Threads are grouped into warps, usually 32 threads at a time. Every thread in a warp executes the same instruction, just on different data.

So the GPU is essentially saying: "You 32 threads — do the same thing, right now, on 32 different values."

Thousands of these warps run across many streaming multiprocessors, constantly scheduled to keep hardware busy. This structure is why GPUs achieve such extreme throughput. It is not one supercomputer brain — it is an army of simple workers moving in formation.

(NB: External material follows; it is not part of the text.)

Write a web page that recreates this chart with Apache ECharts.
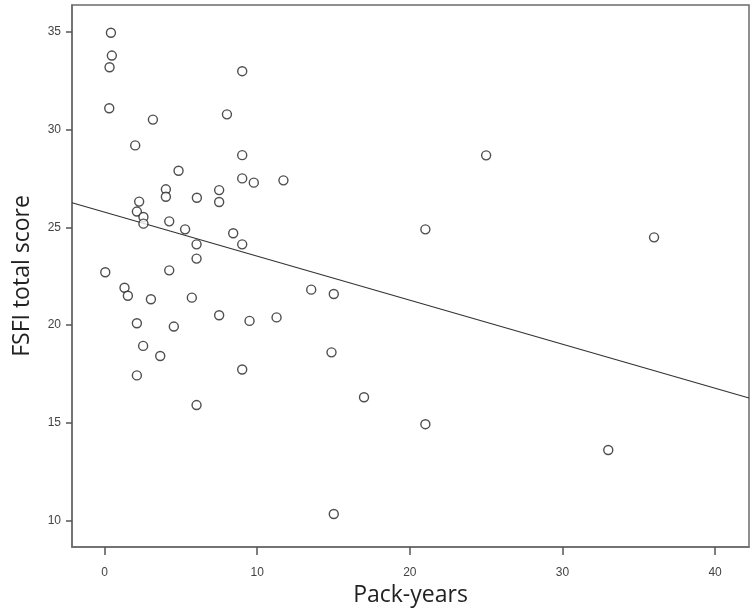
<!DOCTYPE html>
<html>
<head>
<meta charset="utf-8">
<script src="https://cdn.jsdelivr.net/npm/echarts@6/dist/echarts.min.js"></script>
<style>
html,body{margin:0;padding:0;background:#fff;}
#chart{width:756px;height:614px;}
</style>
</head>
<body>
<div id="chart"></div>
<script>
// Pack-years (x) and FSFI total score (y) for each participant
const packYears = [0.42,0.48,0.33,9.02,0.31,3.17,8.02,
  2.01,9.02,4.85,9.02,9.78,11.72,4.02,4.02,7.51,7.51,6.05,2.27,2.12,2.55,2.55,4.24,5.28,8.43,6.03,9.02,6.03,
  0.05,4.24,1.31,1.53,3.04,5.72,13.54,15.02,2.12,4.54,7.51,9.50,11.27,2.53,3.65,2.12,9.02,6.03,14.87,
  17.0,15.02,
  25.0,21.02,36.0,21.02,33.0];
const fsfiScore = [34.97,33.8,33.2,33.0,31.1,30.52,30.79,
  29.2,28.7,27.9,27.51,27.29,27.41,26.95,26.57,26.91,26.30,26.52,26.32,25.81,25.53,25.19,25.31,24.90,24.70,24.13,24.13,23.40,
  22.70,22.80,21.91,21.5,21.32,21.40,21.81,21.59,20.09,19.92,20.50,20.21,20.39,18.93,18.41,17.42,17.72,15.90,18.60,
  16.30,10.32,
  28.69,24.90,24.49,14.92,13.60];
// Linear fit line: FSFI = intercept + slope * packYears
const fitIntercept = 25.78;
const fitSlope = -0.2255;
// Axis ranges and tick labels
const xMin = -2.13, xMax = 42.22;
const yMin = 8.63, yMax = 36.39;
const xTicks = [0, 10, 20, 30, 40];
const yTicks = [10, 15, 20, 25, 30, 35];

const points = packYears.map((x, i) => [x, fsfiScore[i]]);
const fitLine = [[xMin, fitIntercept + fitSlope * xMin], [xMax, fitIntercept + fitSlope * xMax]];

const chart = echarts.init(document.getElementById('chart'), null, {renderer: 'canvas'});
const font = '"Open Sans", "Liberation Sans", sans-serif';
const tickFont = '"Liberation Sans", Arial, sans-serif';
chart.setOption({
  animation: false,
  backgroundColor: '#fff',
  grid: {left: 72, right: 7, top: 5, bottom: 67, show: true, borderColor: '#6b6b6b', borderWidth: 1.5, backgroundColor: 'transparent'},
  xAxis: {
    type: 'value', min: xMin, max: xMax,
    name: 'Pack-years', nameLocation: 'middle', nameGap: 37,
    nameTextStyle: {fontFamily: font, fontSize: 23, color: '#222'},
    axisLine: {show: true, onZero: false, lineStyle: {color: '#6b6b6b', width: 1.5}},
    axisTick: {show: true, length: 8, inside: false, customValues: xTicks, lineStyle: {color: '#555', width: 1.5}},
    axisLabel: {customValues: xTicks, margin: 20, fontFamily: tickFont, fontSize: 12, color: '#444'},
    splitLine: {show: false}
  },
  yAxis: {
    type: 'value', min: yMin, max: yMax,
    name: 'FSFI total score', nameLocation: 'middle', nameGap: 38, nameRotate: 90,
    nameTextStyle: {fontFamily: font, fontSize: 23, color: '#222'},
    axisLine: {show: true, onZero: false, lineStyle: {color: '#6b6b6b', width: 1.5}},
    axisTick: {show: true, length: 6, customValues: yTicks, lineStyle: {color: '#555', width: 1.5}},
    axisLabel: {customValues: yTicks, margin: 11, fontFamily: tickFont, fontSize: 12, color: '#444'},
    splitLine: {show: false}
  },
  series: [
    {
      type: 'line', data: fitLine, symbol: 'none', silent: true,
      lineStyle: {color: '#333', width: 1.2}, z: 1
    },
    {
      type: 'scatter', data: points, symbol: 'circle', symbolSize: 9,
      itemStyle: {color: '#fff', borderColor: '#222', borderWidth: 1.4}, z: 2
    }
  ]
});
</script>
</body>
</html>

Compute is useless without memory bandwidth

Here is the part most people miss. Doing 36 trillion operations per second is not the hardest problem. Feeding data fast enough is.

If GPU cores do not have data ready, they stall. Idle cores do zero calculations.

That is why GPUs use GDDR memory, optimized for bandwidth rather than low latency. High-end GPUs move hundreds of bits per cycle and approach terabytes per second of memory bandwidth.

The GPU is not just a math engine. It is a math engine attached to a data firehose.

Why this same architecture powers AI

The twist is that everything you just read applies equally well to AI.

Neural networks are not text engines. They are matrix engines. A transformer forward pass is essentially: matrix multiplication, activation functions, more matrix multiplication, attention math, and more matrix multiplication.

That is exactly what GPUs were already designed to accelerate. Tensor cores simply pushed this further by specializing in matrix math at lower precision.

So GPUs did not evolve for AI. AI evolved into a problem GPUs were already perfect at solving.

The punchline

A modern high-end GPU can execute around 36 trillion operations per second.

Not one big calculation. But trillions of tiny arithmetic operations, executed in parallel, across thousands of cores, synchronized in warps, fed by extreme memory bandwidth, all to turn numbers into pixels.

Which means the next time you see a realistic reflection in a puddle, or hair moving naturally in the wind, you are watching trillions of mathematical operations being converted into a believable world — sixty times every second.

And your brain just goes: nice graphics, bro.